Warga keturunan China atau Tionghoa di Jakarta menggunakan kata sincia “bulan 1 yang baru” dengan ucapan sincun kionghi yang artinya “selamat menyambut musim semi yang baru” atau Kionghi berarti “selamat”. Juga ada kata konyan yang berasal dari guo nian (bahasa Mandarin), berarti melewati tahun yang baru.
Di negara asalnya, RRC atau Tiongkok, perayaan Imlek dinamakan chunjie, berarti perayaan musim semi. Kata chunjie digunakan sejak Tiongkok merdeka. Sebelumnya digunakan istilah Yuandan, berarti pada pertama di tahun yang baru dimasuki. Tahun 1949 Pemerintah Tiongkok menetapkan nama Yuandan untuk Tahun Baru Internasional, 1 Januari, sedangkan Tahun Baru Imlek dinamakan Chunjie.
Upacara menyambut Tahun Baru Imlek adalah Toapekong Naik, dilakukan pada bulan 12 atau Cap Ji Gwee (bahasa Hokkian)/bulan La (bahasa Mandarin) tanggal 23 atau 24.
Kata toapekong bermakna paman buyut (saudara laki-laki buyut) dengan makna kiasan dewa. Biasanya dewa dianggap orang berusia tua. Toapekong digambarkan sebagai orang yang seusia buyut atau generasi di atasnya.
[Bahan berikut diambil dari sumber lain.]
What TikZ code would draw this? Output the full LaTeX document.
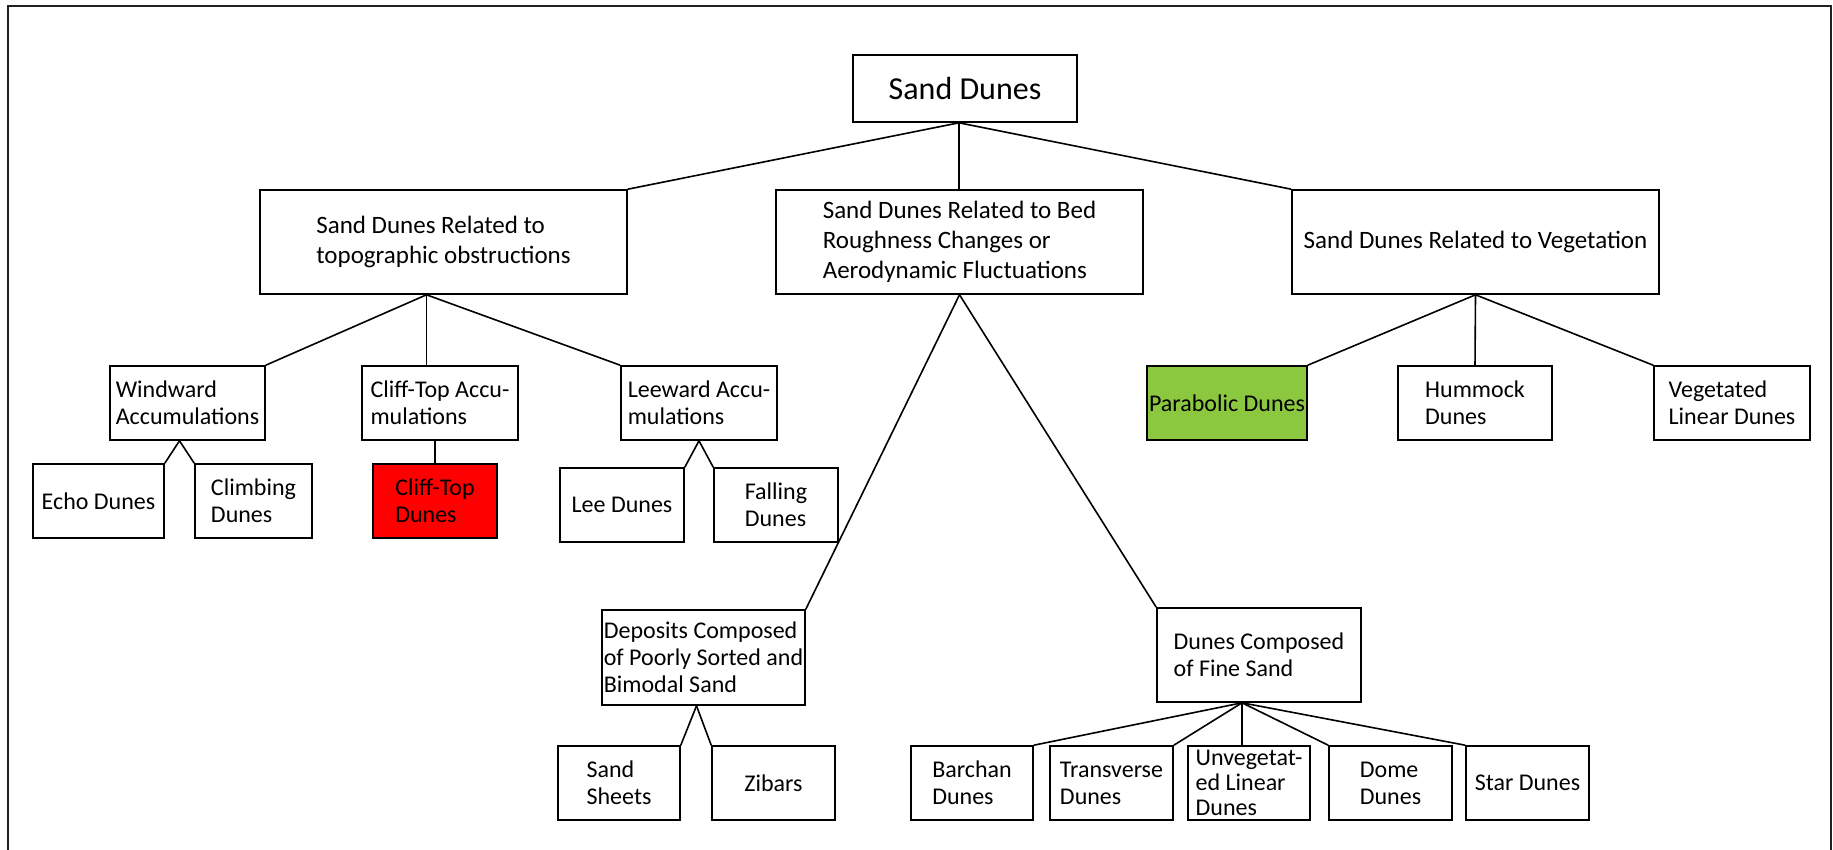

Pada tanggal 23/24 itu, toapekong yang naik bukan sembarang dewa, tetapi dewa tertentu, yaitu Dewa Dapur bernama Zao Shen. Aliasnya, Kakek Dapur, Raja Dapur, Komandan Dapur Timur, Komandan Kepala Keluarga, Dewa Pelindung Rumah, Dewa Penguasa Penentu Kebahagiaan. Mengingat nama-nama alias itu tidak jauh dari hal seputar rumah tangga, maka dewa ini dianggap sebagai dewa keluarga yang menentukan baik-buruknya nasib suatu keluarga. Di Indonesia, Dewa Dapur juga disebut Cao Kun Kong.